The nine-mile hike takes about three hours. He would catch the bus home when service resumed at 5 a.m.

"That was my whole year," Murry said.

Murry said the hike to keep a job to help, among other things, afford the $35 monthly fee all parolees start out paying is part of a simple but unforgiving equation for him and many other parolees as soon as they begin life on the outside: Housing, work and transportation equals anxiety.

"It's a lot of pressure," he said.

Even two years later, he said he continues to feel the stress of everyday life. Murry still works at Chili's part time, but he works mornings now, six days a week. He has his own apartment and carefully budgets his money to cover the rent, food, bus fare and laundry, with little left over.

But he said his time in prison left him a lot of time to read, think and mature. On the inside, he said he saw too many people return to prison because of anxieties involving housing, work and transportation, as well as for other reasons.

He said it is difficult for many parolees because they return to the same environment they left, which is exactly what Murry did. The same dysfunctional family relationship, the same neighborhood that spawned two aggravated robberies to which he admitted to playing a role, including one in which the robbery victim was shot.

"You have to change people, places and things," he said.

Which is why Murry said he moved into his own apartment and away from his old neighborhood and the people who are still there from more than 20 years ago. It is all part of what he says he learned in prison, which began at 19 after he pleaded guilty on Election Day 1992 when Bill Clinton won his first term in the White House. That knowledge has allowed him to go from monthly contact with his parole officer to annual contact. And he no longer pays a $35 monthly fee; the fee is $70 a year now.

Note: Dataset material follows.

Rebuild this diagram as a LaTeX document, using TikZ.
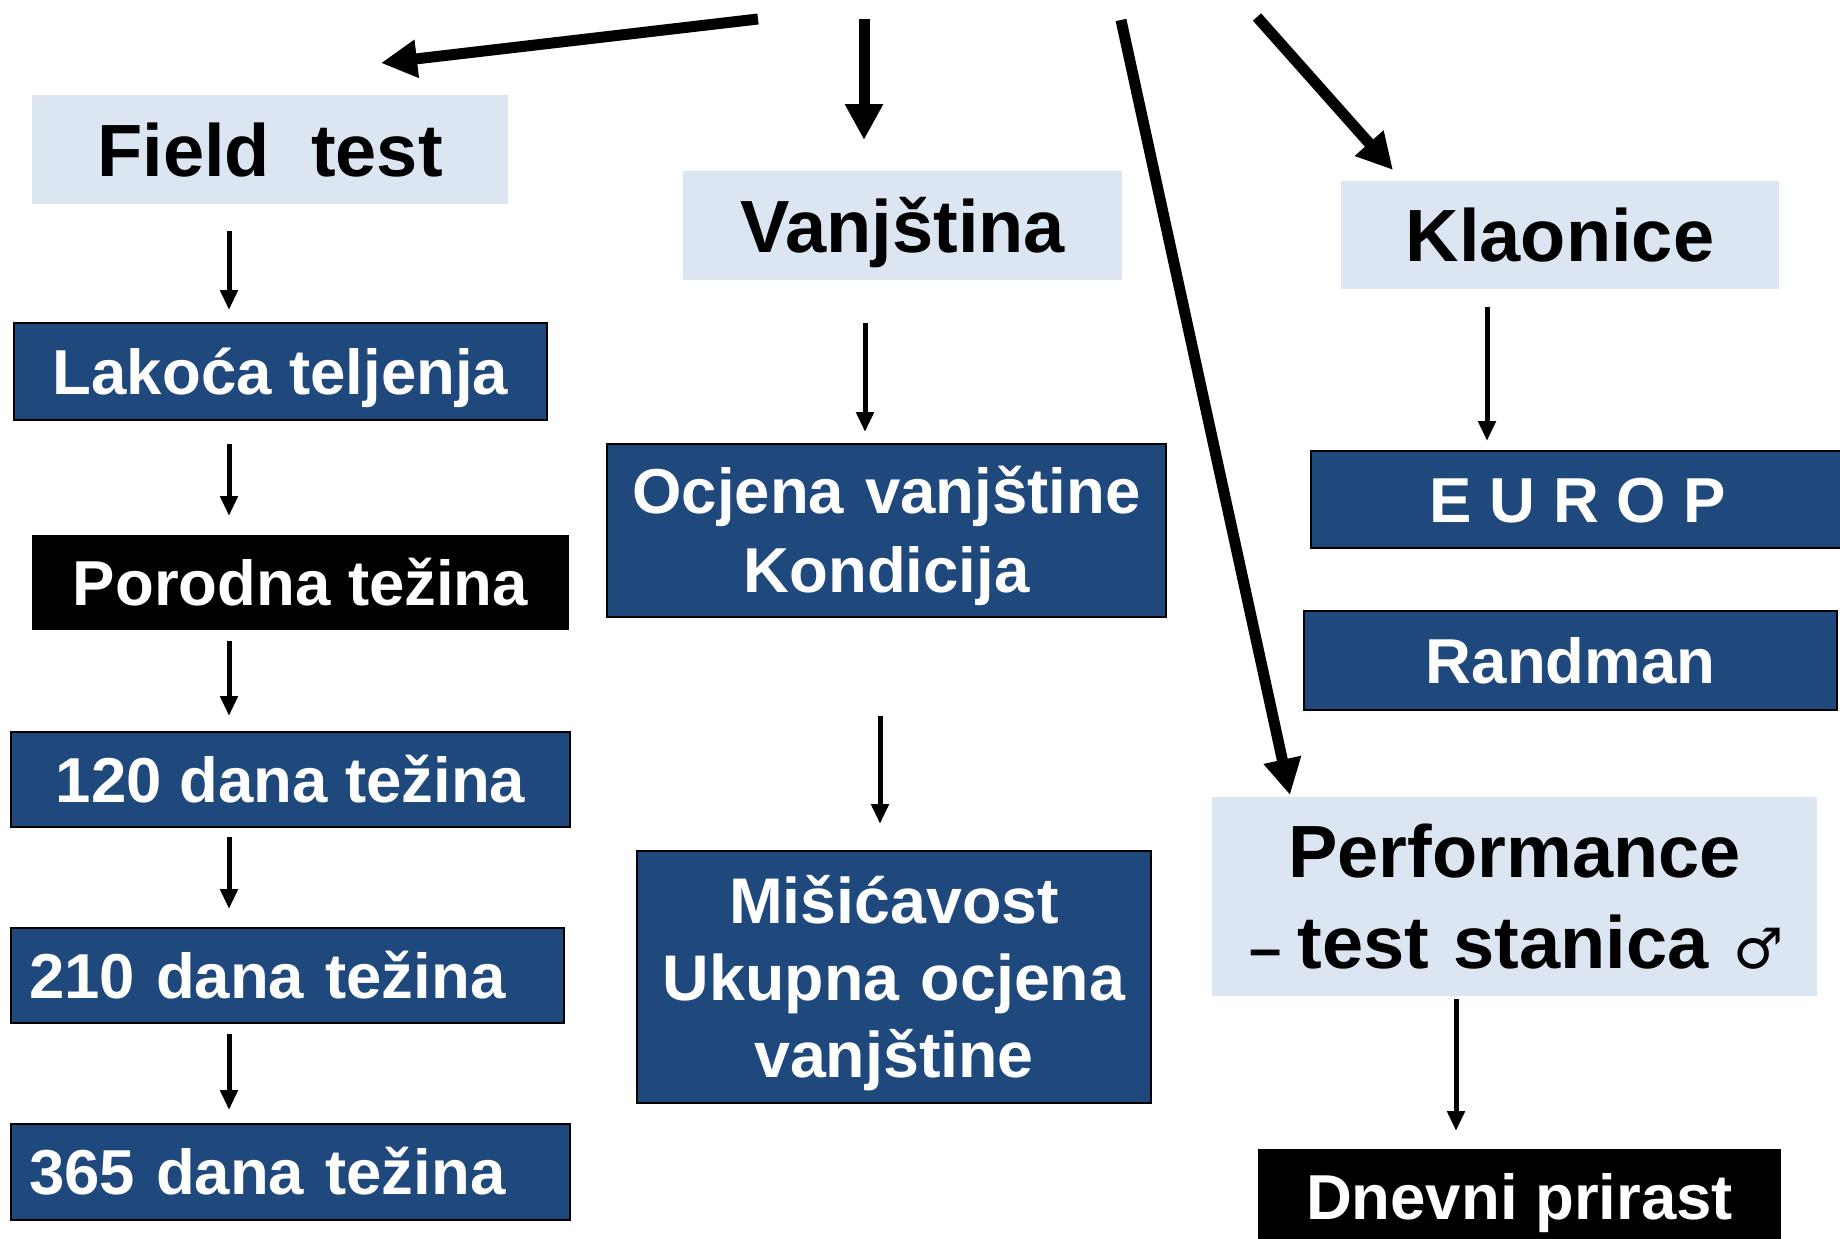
\documentclass[tikz,border=0pt]{standalone}
\usepackage{fontspec}
\setmainfont{Liberation Sans}
\newfontfamily\symf{DejaVu Sans}
\usetikzlibrary{arrows.meta,calc}
\definecolor{lightfill}{HTML}{DCE6F2}
\definecolor{darkfill}{HTML}{1F497D}
\begin{document}
\begin{tikzpicture}[x=1pt,y=-1pt,
  every node/.style={inner sep=0pt, outer sep=0pt},
  bigf/.style={font=\fontsize{74pt}{91pt}\selectfont\bfseries, text height=53pt, text depth=0pt},
  midf/.style={font=\fontsize{63.5pt}{78pt}\selectfont\bfseries, text height=45.5pt, text depth=0pt},
  lbox/.style={fill=lightfill, text=black, bigf},
  bbox/.style={fill=darkfill, draw=black, line width=2pt, text=white, midf},
  kbox/.style={fill=black, text=white, midf},
  thinarr/.style={line width=5pt, -{Triangle[length=20pt,width=17pt]}},
  thickarr/.style={line width=11pt, -{Triangle[length=36pt,width=36pt]}},
]
\path[use as bounding box, clip] (0,0) rectangle (1840,1239);
\fill[white] (0,0) rectangle (1840,1239);

% left column
\node[lbox, minimum width=476pt, minimum height=109pt] (ft) at (270,149.5) {Field~~test};
\node[bbox, minimum width=533pt, minimum height=97pt] (lt) at (280.5,371.5) {Lakoća teljenja};
\node[kbox, minimum width=537pt, minimum height=95pt] (pt) at (300.5,582.5) {Porodna težina};
\node[bbox, minimum width=559pt, minimum height=95pt] (d120) at (290.5,779.5) {120 dana težina};
\node[bbox, text width=517pt, align=left, minimum width=553pt, minimum height=95pt] (d210) at (287.5,975.5) {210 dana težina};
\node[bbox, text width=523pt, align=left, minimum width=559pt, minimum height=96pt] (d365) at (290.5,1172) {365 dana težina};

% middle column
\node[lbox, minimum width=439pt, minimum height=109pt] (vj) at (902.5,225.5) {Vanjština};
\node[bbox, text width=540pt, align=center, font=\fontsize{63.5pt}{79pt}\selectfont\bfseries, text height=45.5pt, text depth=79pt, minimum width=559pt, minimum height=173pt] (oc) at (886.5,530.5) {Ocjena vanjštine\\Kondicija};
\node[bbox, text width=500pt, align=center, font=\fontsize{64.5pt}{77pt}\selectfont\bfseries, text height=46pt, text depth=154pt, minimum width=514pt, minimum height=252pt] (mi) at (894,977) {Mišićavost\\Ukupna ocjena\\vanjštine};

% right column
\node[lbox, minimum width=438pt, minimum height=108pt] (kl) at (1560,235) {Klaonice};
\node[bbox, minimum width=534pt, minimum height=97pt] (eu) at (1578,499.5) {E U R O P};
\node[bbox, minimum width=533pt, minimum height=99pt] (ra) at (1570.5,660.5) {Randman};
\node[lbox, text width=590pt, align=center, text height=53pt, text depth=91pt, minimum width=605pt, minimum height=199pt] (pf) at (1514.5,896.5) {Performance\\\hspace*{4pt}{\fontsize{58pt}{58pt}\selectfont –}\hspace{16pt}test stanica {\symf\mdseries\fontsize{56pt}{56pt}\selectfont ♂}};
\node[kbox, minimum width=523pt, minimum height=95pt] (dp) at (1519.5,1196.5) {Dnevni prirast};

% thin arrows
\draw[thinarr] ($(ft.south)+(-41,27)$) -- ($(lt.north)+(-51.5,-13)$);
\draw[thinarr] ($(lt.south)+(-51.5,24)$) -- ($(pt.north)+(-71.5,-19)$);
\draw[thinarr] ($(pt.south)+(-71.5,11)$) -- ($(d120.north)+(-61.5,-16)$);
\draw[thinarr] ($(d120.south)+(-61.5,10)$) -- ($(d210.north)+(-58.5,-19)$);
\draw[thinarr] ($(d210.south)+(-58.5,11)$) -- ($(d365.north)+(-61.5,-14)$);
\draw[thinarr] ($(vj.south)+(-37.5,43)$) -- ($(oc.north)+(-21.5,-12)$);
\draw[thinarr] ($(oc.south)+(-6.5,99)$) -- ($(mi.north)+(-14,-27)$);
\draw[thinarr] ($(kl.south)+(-73,18)$) -- ($(eu.north)+(-91,-10)$);
\draw[thinarr] ($(pf.south)+(-58.5,3)$) -- ($(dp.north)+(-63.5,-18)$);

% thick arrows from the top
\coordinate (s1) at (758,19);
\coordinate (s2) at (864,19);
\coordinate (s3) at (1121,20);
\coordinate (s4) at (1257,17);
\draw[thickarr] (s1) -- ($(ft.north)+(111,-32)$);
\draw[thickarr] (s2) -- ($(vj.north)+(-38.5,-31)$);
\draw[thickarr] (s3) -- ($(pf.north)+(-224.5,-2)$);
\draw[thickarr] (s4) -- ($(kl.north)+(-167,-11)$);
\end{tikzpicture}
\end{document}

Murry also said he has ambitions to begin a nonprofit organization to help people like himself and share what he learned. He has developed a step-by-step plan to mentor people who want help, has acquired a building and plans to hold sessions beginning later this fall.

But transportation remains a challenge for parolees like himself. Rock Region can help, he said. Murry has asked Rock Region to explore the possibility of providing a bus pass for up to a year for parolees to help with the transition from life in prison to life on the outside and ease their anxiety.

He mentioned it in a brief presentation he helped give last month to the Rock Region board. It was part of a larger effort to save service to his old Dixie Addition neighborhood, an effort led by state Sen. Linda Chesterfield, D-Little Rock, and another former state senator, Tracy Steele.

Direct service to the neighborhood would have been eliminated as part of plans by the Pulaski County transit agency to tweak more than half the system's regular routes to improve efficiency.

The neighborhood is boxed in on three sides. It sits off East Broadway, but residents must cross three railroad tracks to reach it.

The board voted to keep the route into Dixie Addition with a pledge from neighborhood supporters to help promote increased ridership on the route.

Murry also described the challenges he and other parolees face in getting a job and holding onto it in asking for the agency to help parolees with transportation. The bus can be their lifeline until they get settled, he said.

"He says it the way it really is," said Allie Freeman, the board chairman who is a former member of the Arkansas Parole Board. "That's the real truth out there."

Another board member, Little Rock City Manager Bruce Moore, asked the transit agency's staff to look into Murry's request to provide parolees bus passes for a year upon their release. A monthly adult pass costs $36.

As of last week, the agency staff was reviewing the request.

"We are currently researching government agencies and nonprofits who provide re-entry services so we can determine interest in potential partnerships and make sure their front-line employees are familiar with our services," said Becca Green, public engagement director for Rock Region. "We also hope to get a better sense of whether a program as Mr. Murry suggested would get used, and if so, how often."